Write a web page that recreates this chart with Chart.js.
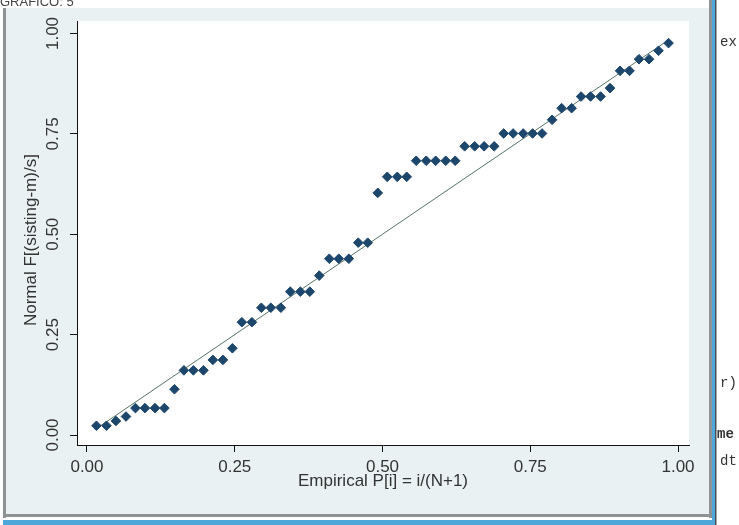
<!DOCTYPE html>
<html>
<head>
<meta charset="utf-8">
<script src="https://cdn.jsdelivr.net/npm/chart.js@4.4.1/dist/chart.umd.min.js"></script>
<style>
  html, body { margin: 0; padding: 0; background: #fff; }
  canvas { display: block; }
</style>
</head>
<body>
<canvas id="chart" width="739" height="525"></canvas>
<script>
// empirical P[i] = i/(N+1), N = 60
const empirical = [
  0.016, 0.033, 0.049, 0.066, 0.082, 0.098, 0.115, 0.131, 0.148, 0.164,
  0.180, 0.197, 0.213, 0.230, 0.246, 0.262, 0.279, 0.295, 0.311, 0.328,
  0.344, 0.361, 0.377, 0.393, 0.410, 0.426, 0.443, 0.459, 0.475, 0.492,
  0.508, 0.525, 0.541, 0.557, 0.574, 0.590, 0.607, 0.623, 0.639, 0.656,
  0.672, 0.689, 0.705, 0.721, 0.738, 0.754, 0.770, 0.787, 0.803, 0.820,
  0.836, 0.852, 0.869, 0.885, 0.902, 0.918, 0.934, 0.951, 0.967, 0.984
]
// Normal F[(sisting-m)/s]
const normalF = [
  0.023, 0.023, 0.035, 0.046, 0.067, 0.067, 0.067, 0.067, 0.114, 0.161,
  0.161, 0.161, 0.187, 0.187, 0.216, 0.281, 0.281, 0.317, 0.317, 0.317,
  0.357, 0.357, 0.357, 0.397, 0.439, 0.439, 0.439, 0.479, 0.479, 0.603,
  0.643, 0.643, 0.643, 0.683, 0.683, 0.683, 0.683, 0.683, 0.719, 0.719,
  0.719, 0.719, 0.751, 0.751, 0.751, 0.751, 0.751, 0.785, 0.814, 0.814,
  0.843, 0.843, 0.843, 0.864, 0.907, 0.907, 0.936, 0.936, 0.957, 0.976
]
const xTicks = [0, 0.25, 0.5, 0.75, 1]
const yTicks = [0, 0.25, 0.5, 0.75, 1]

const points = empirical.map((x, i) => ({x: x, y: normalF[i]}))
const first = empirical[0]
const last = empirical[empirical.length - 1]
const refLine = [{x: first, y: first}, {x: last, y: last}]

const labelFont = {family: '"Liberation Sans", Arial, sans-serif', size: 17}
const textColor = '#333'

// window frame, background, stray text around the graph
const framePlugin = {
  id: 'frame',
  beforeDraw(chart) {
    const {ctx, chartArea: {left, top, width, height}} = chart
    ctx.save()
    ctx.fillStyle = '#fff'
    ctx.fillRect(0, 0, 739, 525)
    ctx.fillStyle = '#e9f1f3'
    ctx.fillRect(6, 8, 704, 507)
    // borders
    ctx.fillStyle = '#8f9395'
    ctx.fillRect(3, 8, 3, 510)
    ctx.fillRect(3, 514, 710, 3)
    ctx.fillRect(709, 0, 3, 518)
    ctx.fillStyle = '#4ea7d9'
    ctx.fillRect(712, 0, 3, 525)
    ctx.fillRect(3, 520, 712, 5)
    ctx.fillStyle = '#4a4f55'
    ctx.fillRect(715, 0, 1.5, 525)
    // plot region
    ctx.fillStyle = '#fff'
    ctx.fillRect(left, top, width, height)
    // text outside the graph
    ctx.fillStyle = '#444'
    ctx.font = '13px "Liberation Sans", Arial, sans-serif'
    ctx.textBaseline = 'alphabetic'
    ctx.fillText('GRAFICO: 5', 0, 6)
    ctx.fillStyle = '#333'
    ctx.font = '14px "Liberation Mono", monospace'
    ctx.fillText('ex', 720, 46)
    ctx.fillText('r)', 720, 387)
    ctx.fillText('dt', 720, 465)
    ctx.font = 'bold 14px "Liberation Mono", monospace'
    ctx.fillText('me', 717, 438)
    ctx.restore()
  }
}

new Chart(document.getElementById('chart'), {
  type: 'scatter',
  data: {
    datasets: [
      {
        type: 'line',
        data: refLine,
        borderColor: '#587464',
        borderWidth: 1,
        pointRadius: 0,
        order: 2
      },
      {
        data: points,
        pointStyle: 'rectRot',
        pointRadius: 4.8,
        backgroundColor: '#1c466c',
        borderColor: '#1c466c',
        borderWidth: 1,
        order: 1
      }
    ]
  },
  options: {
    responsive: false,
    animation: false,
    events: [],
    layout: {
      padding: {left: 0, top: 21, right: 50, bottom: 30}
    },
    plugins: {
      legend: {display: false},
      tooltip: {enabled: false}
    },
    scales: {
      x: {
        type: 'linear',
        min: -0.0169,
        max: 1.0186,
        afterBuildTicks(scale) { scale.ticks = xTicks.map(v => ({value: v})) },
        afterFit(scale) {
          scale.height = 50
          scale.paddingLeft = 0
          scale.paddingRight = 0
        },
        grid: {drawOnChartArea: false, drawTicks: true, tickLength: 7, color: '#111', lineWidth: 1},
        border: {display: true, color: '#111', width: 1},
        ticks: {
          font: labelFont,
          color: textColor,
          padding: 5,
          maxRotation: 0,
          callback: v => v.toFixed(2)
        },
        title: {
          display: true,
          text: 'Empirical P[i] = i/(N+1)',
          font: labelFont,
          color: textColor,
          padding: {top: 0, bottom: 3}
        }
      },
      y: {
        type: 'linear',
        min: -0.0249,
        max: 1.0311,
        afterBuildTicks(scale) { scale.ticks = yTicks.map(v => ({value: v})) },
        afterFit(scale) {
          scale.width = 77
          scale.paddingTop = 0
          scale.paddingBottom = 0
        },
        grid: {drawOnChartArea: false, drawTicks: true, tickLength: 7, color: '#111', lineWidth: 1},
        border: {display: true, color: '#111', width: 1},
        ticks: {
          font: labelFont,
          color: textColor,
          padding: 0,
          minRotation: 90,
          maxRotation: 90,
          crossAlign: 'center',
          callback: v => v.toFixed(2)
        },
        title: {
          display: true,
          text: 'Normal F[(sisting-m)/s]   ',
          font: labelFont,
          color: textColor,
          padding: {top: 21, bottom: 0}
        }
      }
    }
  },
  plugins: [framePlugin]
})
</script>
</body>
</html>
+ + +
• _DIRECTIONS FOR THIS TASK_
Copy each line above precisely, dropping the pictures.

• _RESPONSE_
Write a web page that recreates this chart with Chart.js.
<!DOCTYPE html>
<html>
<head>
<meta charset="utf-8">
<script src="https://cdn.jsdelivr.net/npm/chart.js@4.4.1/dist/chart.umd.min.js"></script>
<style>
  html, body { margin: 0; padding: 0; background: #fff; }
  canvas { display: block; }
</style>
</head>
<body>
<canvas id="chart" width="739" height="525"></canvas>
<script>
// empirical P[i] = i/(N+1), N = 60
const empirical = [
  0.016, 0.033, 0.049, 0.066, 0.082, 0.098, 0.115, 0.131, 0.148, 0.164,
  0.180, 0.197, 0.213, 0.230, 0.246, 0.262, 0.279, 0.295, 0.311, 0.328,
  0.344, 0.361, 0.377, 0.393, 0.410, 0.426, 0.443, 0.459, 0.475, 0.492,
  0.508, 0.525, 0.541, 0.557, 0.574, 0.590, 0.607, 0.623, 0.639, 0.656,
  0.672, 0.689, 0.705, 0.721, 0.738, 0.754, 0.770, 0.787, 0.803, 0.820,
  0.836, 0.852, 0.869, 0.885, 0.902, 0.918, 0.934, 0.951, 0.967, 0.984
]
// Normal F[(sisting-m)/s]
const normalF = [
  0.023, 0.023, 0.035, 0.046, 0.067, 0.067, 0.067, 0.067, 0.114, 0.161,
  0.161, 0.161, 0.187, 0.187, 0.216, 0.281, 0.281, 0.317, 0.317, 0.317,
  0.357, 0.357, 0.357, 0.397, 0.439, 0.439, 0.439, 0.479, 0.479, 0.603,
  0.643, 0.643, 0.643, 0.683, 0.683, 0.683, 0.683, 0.683, 0.719, 0.719,
  0.719, 0.719, 0.751, 0.751, 0.751, 0.751, 0.751, 0.785, 0.814, 0.814,
  0.843, 0.843, 0.843, 0.864, 0.907, 0.907, 0.936, 0.936, 0.957, 0.976
]
const xTicks = [0, 0.25, 0.5, 0.75, 1]
const yTicks = [0, 0.25, 0.5, 0.75, 1]

const points = empirical.map((x, i) => ({x: x, y: normalF[i]}))
const first = empirical[0]
const last = empirical[empirical.length - 1]
const refLine = [{x: first, y: first}, {x: last, y: last}]

const labelFont = {family: '"Liberation Sans", Arial, sans-serif', size: 17}
const textColor = '#333'

// window frame, background, stray text around the graph
const framePlugin = {
  id: 'frame',
  beforeDraw(chart) {
    const {ctx, chartArea: {left, top, width, height}} = chart
    ctx.save()
    ctx.fillStyle = '#fff'
    ctx.fillRect(0, 0, 739, 525)
    ctx.fillStyle = '#e9f1f3'
    ctx.fillRect(6, 8, 704, 507)
    // borders
    ctx.fillStyle = '#8f9395'
    ctx.fillRect(3, 8, 3, 510)
    ctx.fillRect(3, 514, 710, 3)
    ctx.fillRect(709, 0, 3, 518)
    ctx.fillStyle = '#4ea7d9'
    ctx.fillRect(712, 0, 3, 525)
    ctx.fillRect(3, 520, 712, 5)
    ctx.fillStyle = '#4a4f55'
    ctx.fillRect(715, 0, 1.5, 525)
    // plot region
    ctx.fillStyle = '#fff'
    ctx.fillRect(left, top, width, height)
    // text outside the graph
    ctx.fillStyle = '#444'
    ctx.font = '13px "Liberation Sans", Arial, sans-serif'
    ctx.textBaseline = 'alphabetic'
    ctx.fillText('GRAFICO: 5', 0, 6)
    ctx.fillStyle = '#333'
    ctx.font = '14px "Liberation Mono", monospace'
    ctx.fillText('ex', 720, 46)
    ctx.fillText('r)', 720, 387)
    ctx.fillText('dt', 720, 465)
    ctx.font = 'bold 14px "Liberation Mono", monospace'
    ctx.fillText('me', 717, 438)
    ctx.restore()
  }
}

new Chart(document.getElementById('chart'), {
  type: 'scatter',
  data: {
    datasets: [
      {
        type: 'line',
        data: refLine,
        borderColor: '#587464',
        borderWidth: 1,
        pointRadius: 0,
        order: 2
      },
      {
        data: points,
        pointStyle: 'rectRot',
        pointRadius: 4.8,
        backgroundColor: '#1c466c',
        borderColor: '#1c466c',
        borderWidth: 1,
        order: 1
      }
    ]
  },
  options: {
    responsive: false,
    animation: false,
    events: [],
    layout: {
      padding: {left: 0, top: 21, right: 50, bottom: 30}
    },
    plugins: {
      legend: {display: false},
      tooltip: {enabled: false}
    },
    scales: {
      x: {
        type: 'linear',
        min: -0.0169,
        max: 1.0186,
        afterBuildTicks(scale) { scale.ticks = xTicks.map(v => ({value: v})) },
        afterFit(scale) {
          scale.height = 50
          scale.paddingLeft = 0
          scale.paddingRight = 0
        },
        grid: {drawOnChartArea: false, drawTicks: true, tickLength: 7, color: '#111', lineWidth: 1},
        border: {display: true, color: '#111', width: 1},
        ticks: {
          font: labelFont,
          color: textColor,
          padding: 5,
          maxRotation: 0,
          callback: v => v.toFixed(2)
        },
        title: {
          display: true,
          text: 'Empirical P[i] = i/(N+1)',
          font: labelFont,
          color: textColor,
          padding: {top: 0, bottom: 3}
        }
      },
      y: {
        type: 'linear',
        min: -0.0249,
        max: 1.0311,
        afterBuildTicks(scale) { scale.ticks = yTicks.map(v => ({value: v})) },
        afterFit(scale) {
          scale.width = 77
          scale.paddingTop = 0
          scale.paddingBottom = 0
        },
        grid: {drawOnChartArea: false, drawTicks: true, tickLength: 7, color: '#111', lineWidth: 1},
        border: {display: true, color: '#111', width: 1},
        ticks: {
          font: labelFont,
          color: textColor,
          padding: 0,
          minRotation: 90,
          maxRotation: 90,
          crossAlign: 'center',
          callback: v => v.toFixed(2)
        },
        title: {
          display: true,
          text: 'Normal F[(sisting-m)/s]   ',
          font: labelFont,
          color: textColor,
          padding: {top: 21, bottom: 0}
        }
      }
    }
  },
  plugins: [framePlugin]
})
</script>
</body>
</html>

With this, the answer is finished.